● EXERCISE GOAL:
Transcribe every line exactly and omit anything that is a picture.

Begin PROVIDED DATA

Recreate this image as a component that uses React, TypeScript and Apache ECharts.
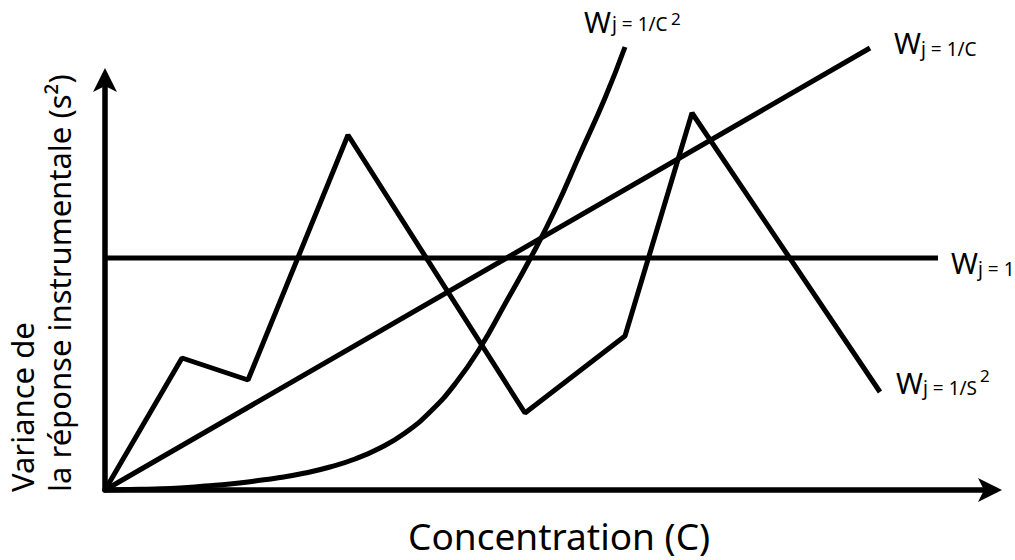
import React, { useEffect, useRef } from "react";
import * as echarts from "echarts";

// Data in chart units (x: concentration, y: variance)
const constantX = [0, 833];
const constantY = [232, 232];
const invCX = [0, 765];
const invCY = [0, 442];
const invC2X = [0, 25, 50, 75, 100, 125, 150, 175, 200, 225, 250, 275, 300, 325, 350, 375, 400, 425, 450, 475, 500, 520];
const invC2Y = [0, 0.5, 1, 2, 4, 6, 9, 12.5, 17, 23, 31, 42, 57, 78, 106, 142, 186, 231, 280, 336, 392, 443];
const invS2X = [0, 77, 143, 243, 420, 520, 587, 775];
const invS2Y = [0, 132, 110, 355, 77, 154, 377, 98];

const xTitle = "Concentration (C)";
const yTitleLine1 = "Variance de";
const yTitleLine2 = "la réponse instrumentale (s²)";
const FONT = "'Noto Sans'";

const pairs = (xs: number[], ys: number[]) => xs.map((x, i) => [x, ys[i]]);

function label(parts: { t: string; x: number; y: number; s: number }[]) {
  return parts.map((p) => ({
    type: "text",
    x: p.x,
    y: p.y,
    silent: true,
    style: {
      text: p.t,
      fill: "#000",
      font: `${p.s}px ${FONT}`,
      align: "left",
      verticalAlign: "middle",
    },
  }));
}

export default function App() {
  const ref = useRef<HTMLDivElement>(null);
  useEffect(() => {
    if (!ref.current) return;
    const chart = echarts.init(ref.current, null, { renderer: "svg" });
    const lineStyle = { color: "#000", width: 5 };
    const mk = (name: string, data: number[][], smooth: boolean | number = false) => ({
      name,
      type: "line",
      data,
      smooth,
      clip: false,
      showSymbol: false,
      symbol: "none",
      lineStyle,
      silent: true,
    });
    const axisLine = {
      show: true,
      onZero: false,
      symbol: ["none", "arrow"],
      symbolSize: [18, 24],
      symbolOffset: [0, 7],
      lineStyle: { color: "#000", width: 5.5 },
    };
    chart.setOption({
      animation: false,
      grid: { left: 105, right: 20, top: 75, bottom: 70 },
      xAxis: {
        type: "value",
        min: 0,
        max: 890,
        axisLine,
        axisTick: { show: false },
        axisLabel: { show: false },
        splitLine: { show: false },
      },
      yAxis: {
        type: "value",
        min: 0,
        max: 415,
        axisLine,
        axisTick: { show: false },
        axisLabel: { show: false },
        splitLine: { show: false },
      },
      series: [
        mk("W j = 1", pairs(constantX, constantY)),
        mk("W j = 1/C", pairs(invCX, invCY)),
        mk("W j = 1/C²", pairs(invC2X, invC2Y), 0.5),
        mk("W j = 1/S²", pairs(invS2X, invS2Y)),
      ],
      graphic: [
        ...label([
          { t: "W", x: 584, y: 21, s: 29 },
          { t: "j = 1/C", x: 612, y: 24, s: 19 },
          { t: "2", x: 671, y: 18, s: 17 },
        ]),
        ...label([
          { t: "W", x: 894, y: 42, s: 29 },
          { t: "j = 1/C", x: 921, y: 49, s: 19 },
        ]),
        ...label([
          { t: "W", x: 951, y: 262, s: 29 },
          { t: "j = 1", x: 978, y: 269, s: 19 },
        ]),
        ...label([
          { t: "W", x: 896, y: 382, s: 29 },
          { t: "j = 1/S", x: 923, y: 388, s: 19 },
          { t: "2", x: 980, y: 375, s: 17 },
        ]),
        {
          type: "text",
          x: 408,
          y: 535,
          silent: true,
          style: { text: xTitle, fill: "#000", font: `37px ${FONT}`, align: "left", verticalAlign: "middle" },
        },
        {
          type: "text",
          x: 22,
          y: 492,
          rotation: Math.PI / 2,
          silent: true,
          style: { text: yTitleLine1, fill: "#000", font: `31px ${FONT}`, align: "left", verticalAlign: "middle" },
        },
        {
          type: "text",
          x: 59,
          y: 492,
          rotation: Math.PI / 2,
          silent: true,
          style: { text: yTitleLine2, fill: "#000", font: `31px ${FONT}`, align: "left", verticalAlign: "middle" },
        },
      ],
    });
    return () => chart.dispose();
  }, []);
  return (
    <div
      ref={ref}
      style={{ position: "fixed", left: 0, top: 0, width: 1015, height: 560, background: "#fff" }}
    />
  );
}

End PROVIDED DATA

● REPLY:
Recreate this image as a component that uses React, TypeScript and Apache ECharts.
import React, { useEffect, useRef } from "react";
import * as echarts from "echarts";

// Data in chart units (x: concentration, y: variance)
const constantX = [0, 833];
const constantY = [232, 232];
const invCX = [0, 765];
const invCY = [0, 442];
const invC2X = [0, 25, 50, 75, 100, 125, 150, 175, 200, 225, 250, 275, 300, 325, 350, 375, 400, 425, 450, 475, 500, 520];
const invC2Y = [0, 0.5, 1, 2, 4, 6, 9, 12.5, 17, 23, 31, 42, 57, 78, 106, 142, 186, 231, 280, 336, 392, 443];
const invS2X = [0, 77, 143, 243, 420, 520, 587, 775];
const invS2Y = [0, 132, 110, 355, 77, 154, 377, 98];

const xTitle = "Concentration (C)";
const yTitleLine1 = "Variance de";
const yTitleLine2 = "la réponse instrumentale (s²)";
const FONT = "'Noto Sans'";

const pairs = (xs: number[], ys: number[]) => xs.map((x, i) => [x, ys[i]]);

function label(parts: { t: string; x: number; y: number; s: number }[]) {
  return parts.map((p) => ({
    type: "text",
    x: p.x,
    y: p.y,
    silent: true,
    style: {
      text: p.t,
      fill: "#000",
      font: `${p.s}px ${FONT}`,
      align: "left",
      verticalAlign: "middle",
    },
  }));
}

export default function App() {
  const ref = useRef<HTMLDivElement>(null);
  useEffect(() => {
    if (!ref.current) return;
    const chart = echarts.init(ref.current, null, { renderer: "svg" });
    const lineStyle = { color: "#000", width: 5 };
    const mk = (name: string, data: number[][], smooth: boolean | number = false) => ({
      name,
      type: "line",
      data,
      smooth,
      clip: false,
      showSymbol: false,
      symbol: "none",
      lineStyle,
      silent: true,
    });
    const axisLine = {
      show: true,
      onZero: false,
      symbol: ["none", "arrow"],
      symbolSize: [18, 24],
      symbolOffset: [0, 7],
      lineStyle: { color: "#000", width: 5.5 },
    };
    chart.setOption({
      animation: false,
      grid: { left: 105, right: 20, top: 75, bottom: 70 },
      xAxis: {
        type: "value",
        min: 0,
        max: 890,
        axisLine,
        axisTick: { show: false },
        axisLabel: { show: false },
        splitLine: { show: false },
      },
      yAxis: {
        type: "value",
        min: 0,
        max: 415,
        axisLine,
        axisTick: { show: false },
        axisLabel: { show: false },
        splitLine: { show: false },
      },
      series: [
        mk("W j = 1", pairs(constantX, constantY)),
        mk("W j = 1/C", pairs(invCX, invCY)),
        mk("W j = 1/C²", pairs(invC2X, invC2Y), 0.5),
        mk("W j = 1/S²", pairs(invS2X, invS2Y)),
      ],
      graphic: [
        ...label([
          { t: "W", x: 584, y: 21, s: 29 },
          { t: "j = 1/C", x: 612, y: 24, s: 19 },
          { t: "2", x: 671, y: 18, s: 17 },
        ]),
        ...label([
          { t: "W", x: 894, y: 42, s: 29 },
          { t: "j = 1/C", x: 921, y: 49, s: 19 },
        ]),
        ...label([
          { t: "W", x: 951, y: 262, s: 29 },
          { t: "j = 1", x: 978, y: 269, s: 19 },
        ]),
        ...label([
          { t: "W", x: 896, y: 382, s: 29 },
          { t: "j = 1/S", x: 923, y: 388, s: 19 },
          { t: "2", x: 980, y: 375, s: 17 },
        ]),
        {
          type: "text",
          x: 408,
          y: 535,
          silent: true,
          style: { text: xTitle, fill: "#000", font: `37px ${FONT}`, align: "left", verticalAlign: "middle" },
        },
        {
          type: "text",
          x: 22,
          y: 492,
          rotation: Math.PI / 2,
          silent: true,
          style: { text: yTitleLine1, fill: "#000", font: `31px ${FONT}`, align: "left", verticalAlign: "middle" },
        },
        {
          type: "text",
          x: 59,
          y: 492,
          rotation: Math.PI / 2,
          silent: true,
          style: { text: yTitleLine2, fill: "#000", font: `31px ${FONT}`, align: "left", verticalAlign: "middle" },
        },
      ],
    });
    return () => chart.dispose();
  }, []);
  return (
    <div
      ref={ref}
      style={{ position: "fixed", left: 0, top: 0, width: 1015, height: 560, background: "#fff" }}
    />
  );
}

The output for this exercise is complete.